You make an effort and expect a performance. If performance is achieved you have the expectancy of a reward that will satisfy a need. All this process will take place only if you decide that satisfying your need worth all the effort.
Victor Vroom – Expectancy Theory is based upon the following three beliefs:
- Valence (from latin valent-, valens – to be strong) – refers to the strength that an individual has to prefer a particular outcome. In short: What’s in it for me?
- Expectancy – is what you think you can do and what the result will be.
- Instrumentality – is your carrot & stick process. Your perception that the work you do will get you paid.

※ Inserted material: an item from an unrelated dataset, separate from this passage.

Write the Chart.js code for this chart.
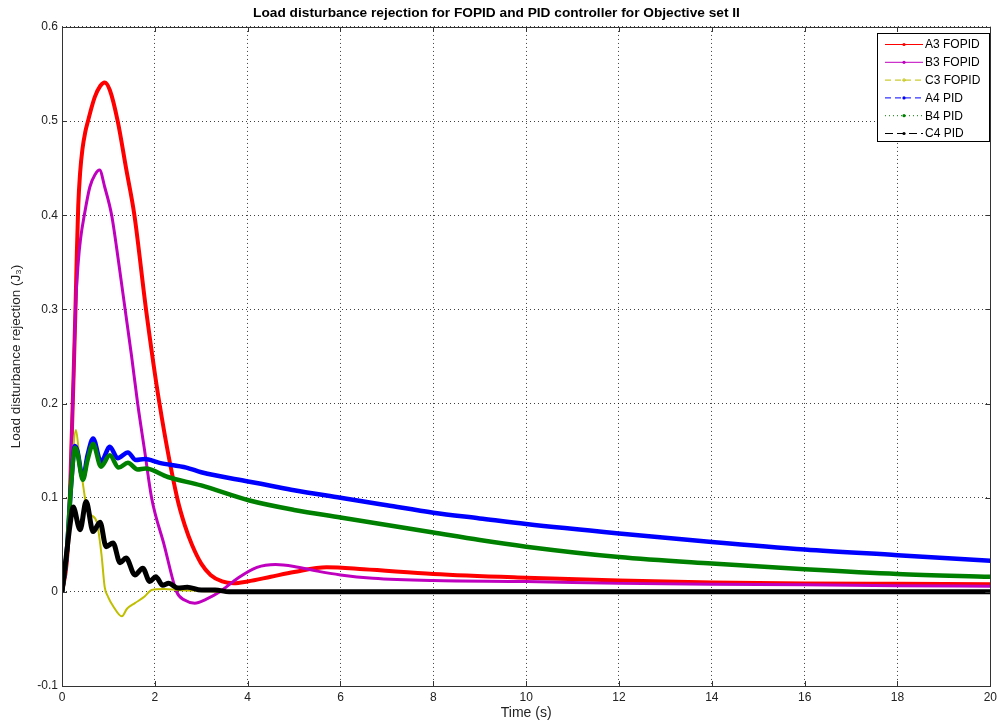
<!DOCTYPE html>
<html>
<head>
<meta charset="utf-8">
<script src="https://cdn.jsdelivr.net/npm/chart.js@4/dist/chart.umd.min.js"></script>
<style>
  html, body { margin: 0; padding: 0; background: #fff; }
  #wrap { width: 1001px; height: 726px; }
</style>
</head>
<body>
<div id="wrap"><canvas id="myChart" width="1001" height="726"></canvas></div>
<script>
// values (time in s, response)
const tA3 = [0, 0.1, 0.15, 0.2, 0.25, 0.29, 0.32, 0.35, 0.39, 0.44, 0.5, 0.56, 0.64, 0.71, 0.82, 0.92, 1.03, 1.2, 1.38, 1.56, 1.81, 2.1, 2.48, 2.65, 2.8, 3.0, 3.2, 3.45, 3.7, 4.0, 4.5, 5, 5.7, 6.5, 8, 10, 12, 14, 16, 18, 20];
const vA3 = [0, 0.03, 0.07, 0.15, 0.23, 0.3, 0.36, 0.41, 0.445, 0.47, 0.488, 0.5, 0.515, 0.526, 0.537, 0.541, 0.533, 0.5, 0.45, 0.4, 0.3, 0.2, 0.1, 0.07, 0.05, 0.03, 0.018, 0.011, 0.009, 0.011, 0.016, 0.021, 0.026, 0.024, 0.019, 0.015, 0.012, 0.01, 0.009, 0.0085, 0.008];

const tB3 = [0, 0.1, 0.15, 0.2, 0.25, 0.29, 0.35, 0.4, 0.48, 0.6, 0.71, 0.81, 0.92, 1.07, 1.22, 1.36, 1.5, 1.63, 1.78, 1.93, 2.2, 2.47, 2.65, 2.86, 3.1, 3.4, 3.8, 4.2, 4.6, 5, 5.5, 6, 6.7, 8, 10, 12, 14, 16, 18, 20];
const vB3 = [0, 0.03, 0.07, 0.15, 0.23, 0.3, 0.35, 0.375, 0.4, 0.43, 0.443, 0.448, 0.43, 0.4, 0.35, 0.3, 0.25, 0.2, 0.15, 0.1, 0.05, 0, -0.009, -0.012, -0.008, 0, 0.015, 0.026, 0.029, 0.027, 0.022, 0.018, 0.0145, 0.012, 0.011, 0.009, 0.008, 0.0075, 0.0065, 0.006];

const tC3 = [0, 0.1, 0.2, 0.3, 0.38, 0.45, 0.53, 0.62, 0.75, 0.85, 0.92, 0.99, 1.1, 1.29, 1.4, 1.57, 1.78, 1.93, 2.2, 2.5, 3, 3.5, 20];
const vC3 = [0, 0.04, 0.12, 0.172, 0.14, 0.115, 0.09, 0.082, 0.074, 0.04, 0.005, -0.005, -0.015, -0.026, -0.018, -0.012, -0.005, 0.002, 0.003, 0.002, 0.001, 0, 0];

const tA4 = [0, 0.1, 0.2, 0.28, 0.33, 0.45, 0.55, 0.67, 0.84, 1.03, 1.2, 1.42, 1.59, 1.78, 2.1, 2.68, 3, 4.04, 4.47, 5, 6, 7, 8, 9, 10, 12, 14, 16, 18, 20];
const vA4 = [0, 0.04, 0.116, 0.155, 0.15, 0.121, 0.145, 0.163, 0.138, 0.154, 0.142, 0.148, 0.14, 0.141, 0.137, 0.132, 0.127, 0.117, 0.113, 0.108, 0.1, 0.092, 0.084, 0.078, 0.072, 0.062, 0.053, 0.045, 0.039, 0.033];

const tB4 = [0, 0.1, 0.2, 0.28, 0.33, 0.45, 0.55, 0.67, 0.84, 1.03, 1.22, 1.42, 1.63, 1.8, 2.28, 3, 4.04, 5, 6, 7, 8, 9, 10, 12, 14, 16, 18, 20];
const vB4 = [0, 0.04, 0.116, 0.153, 0.148, 0.119, 0.14, 0.157, 0.133, 0.145, 0.132, 0.137, 0.13, 0.131, 0.122, 0.113, 0.097, 0.087, 0.079, 0.071, 0.063, 0.055, 0.048, 0.037, 0.03, 0.024, 0.019, 0.016];

const tC4 = [0, 0.09, 0.17, 0.24, 0.39, 0.52, 0.67, 0.82, 0.95, 1.1, 1.25, 1.38, 1.57, 1.74, 1.89, 2.02, 2.17, 2.3, 2.5, 2.7, 3, 3.3, 3.6, 20];
const vC4 = [0, 0.037, 0.07, 0.09, 0.066, 0.096, 0.064, 0.074, 0.048, 0.052, 0.031, 0.036, 0.018, 0.025, 0.011, 0.016, 0.007, 0.009, 0.004, 0.005, 0.002, 0.002, 0, 0];

const xTicks = [0, 2, 4, 6, 8, 10, 12, 14, 16, 18, 20];
const yTicks = [-0.1, 0, 0.1, 0.2, 0.3, 0.4, 0.5, 0.6];

const pts = (ts, vs) => ts.map((t, i) => ({x: t, y: vs[i]}));
const FONT = '"Liberation Sans", Arial, sans-serif';

// legend styling: [dash pattern, marker]
const series = [
    {label: 'A3 FOPID', color: '#ff0000', data: pts(tA3, vA3), width: 4, dash: [], marker: 'dot'},
    {label: 'B3 FOPID', color: '#bf00bf', data: pts(tB3, vB3), width: 3, dash: [], marker: 'dot'},
    {label: 'C3 FOPID', color: '#bfbf00', data: pts(tC3, vC3), width: 2, dash: [6, 4], marker: 'plus'},
    {label: 'A4 PID', color: '#0000ff', data: pts(tA4, vA4), width: 4.5, dash: [6, 4], marker: 'star'},
    {label: 'B4 PID', color: '#008000', data: pts(tB4, vB4), width: 4.5, dash: [1, 3], marker: 'dot'},
    {label: 'C4 PID', color: '#000000', data: pts(tC4, vC4), width: 5, dash: [8, 4], marker: 'dot'},
];

// box, inward ticks and legend drawn MATLAB style
const matlabAxes = {
    id: 'matlabAxes',
    afterDatasetsDraw(chart) {
        const {ctx, chartArea: a, scales: {x, y}} = chart;
        ctx.save();
        ctx.strokeStyle = '#333';
        ctx.lineWidth = 1;
        ctx.setLineDash([]);
        ctx.strokeRect(Math.round(a.left) + 0.5, Math.round(a.top) + 0.5, Math.round(a.right - a.left), Math.round(a.bottom - a.top));
        ctx.beginPath();
        xTicks.forEach((t) => {
            const px = Math.round(x.getPixelForValue(t)) + 0.5;
            ctx.moveTo(px, a.bottom); ctx.lineTo(px, a.bottom - 5);
            ctx.moveTo(px, a.top); ctx.lineTo(px, a.top + 5);
        });
        yTicks.forEach((v) => {
            const py = Math.round(y.getPixelForValue(v)) + 0.5;
            ctx.moveTo(a.left, py); ctx.lineTo(a.left + 5, py);
            ctx.moveTo(a.right, py); ctx.lineTo(a.right - 5, py);
        });
        ctx.stroke();

        // legend
        const lx = 877, ly = 33, lw = 112, lh = 108;
        ctx.fillStyle = '#fff';
        ctx.fillRect(lx, ly, lw, lh);
        ctx.strokeStyle = '#000';
        ctx.strokeRect(lx + 0.5, ly + 0.5, lw, lh);
        ctx.font = '12px ' + FONT;
        ctx.textBaseline = 'middle';
        series.forEach((s, i) => {
            const cy = ly + 11.5 + i * 17.8;
            ctx.strokeStyle = s.color;
            ctx.lineWidth = 1;
            ctx.setLineDash(s.dash);
            ctx.beginPath();
            ctx.moveTo(lx + 8, cy); ctx.lineTo(lx + 46, cy);
            ctx.stroke();
            ctx.setLineDash([]);
            ctx.fillStyle = s.color;
            const mx = lx + 27;
            if (s.marker === 'plus') {
                ctx.beginPath();
                ctx.moveTo(mx - 2, cy); ctx.lineTo(mx + 2, cy);
                ctx.moveTo(mx, cy - 2); ctx.lineTo(mx, cy + 2);
                ctx.stroke();
            } else {
                ctx.beginPath();
                ctx.arc(mx, cy, 1.6, 0, Math.PI * 2);
                ctx.fill();
            }
            ctx.fillStyle = '#000';
            ctx.fillText(s.label, lx + 48, cy + 0.5);
        });
        ctx.restore();
    }
};

const ctx = document.getElementById('myChart').getContext('2d');

const myChart = new Chart(ctx, {
    type: 'line',
    data: {
        datasets: series.map((s, i) => ({
            label: s.label,
            data: s.data,
            borderColor: s.color,
            backgroundColor: s.color,
            borderWidth: s.width,
            pointRadius: 0,
            cubicInterpolationMode: 'monotone',
            order: series.length - i,
        }))
    },
    options: {
        responsive: false,
        animation: false,
        layout: { padding: { top: 0, right: 8, bottom: 0, left: 0 } },
        plugins: {
            legend: { display: false },
            tooltip: { enabled: false },
            title: {
                display: true,
                text: 'Load disturbance rejection for FOPID and PID controller for Objective set II',
                color: '#000',
                font: { family: FONT, size: 13.7, weight: 'bold' },
                padding: { top: 5, bottom: 5.5 },
            }
        },
        scales: {
            x: {
                type: 'linear',
                min: 0,
                max: 20,
                afterBuildTicks: (scale) => { scale.ticks = xTicks.map((v) => ({value: v})); },
                afterFit: (scale) => { scale.height = 40; },
                ticks: {
                    color: '#222',
                    padding: 4,
                    maxRotation: 0,
                    font: { family: FONT, size: 12 },
                },
                grid: { color: 'rgba(0,0,0,0.75)', drawTicks: false, lineWidth: 1 },
                border: { display: false, dash: [1, 3] },
                title: {
                    display: true,
                    text: 'Time (s)',
                    color: '#222',
                    font: { family: FONT, size: 14 },
                    padding: { top: 0, bottom: 4 },
                }
            },
            y: {
                min: -0.1,
                max: 0.6,
                afterBuildTicks: (scale) => { scale.ticks = yTicks.map((v) => ({value: v})); },
                afterFit: (scale) => { scale.width = 62; },
                ticks: {
                    color: '#222',
                    padding: 4,
                    font: { family: FONT, size: 12 },
                    callback: (v) => String(Math.round(v * 10) / 10),
                },
                grid: { color: 'rgba(0,0,0,0.75)', drawTicks: false, lineWidth: 1 },
                border: { display: false, dash: [1, 3] },
                title: {
                    display: true,
                    text: 'Load disturbance rejection (J₃)',
                    color: '#222',
                    font: { family: FONT, size: 13.5 },
                    padding: { top: 8, bottom: 0 },
                }
            }
        }
    },
    plugins: [matlabAxes]
});
</script>
</body>
</html>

We have also a little formula for this: Expectancy x Instrumentality x Valence = Motivation. This formula can be used to analyze things like: job satisfaction, choices of occupation, stability on the same job, effort that an employee will put in at work.
What a manager can do according to Expectancy Theory is to clarify the path of the employee by providing proper tools and training, an easy to understand performance evaluation system and mostly by listening to his problems.
If every individual has preferences for defining outcomes (higher pay, promotion, etc) it will be only common sense for a manager to define a motivational package accordingly.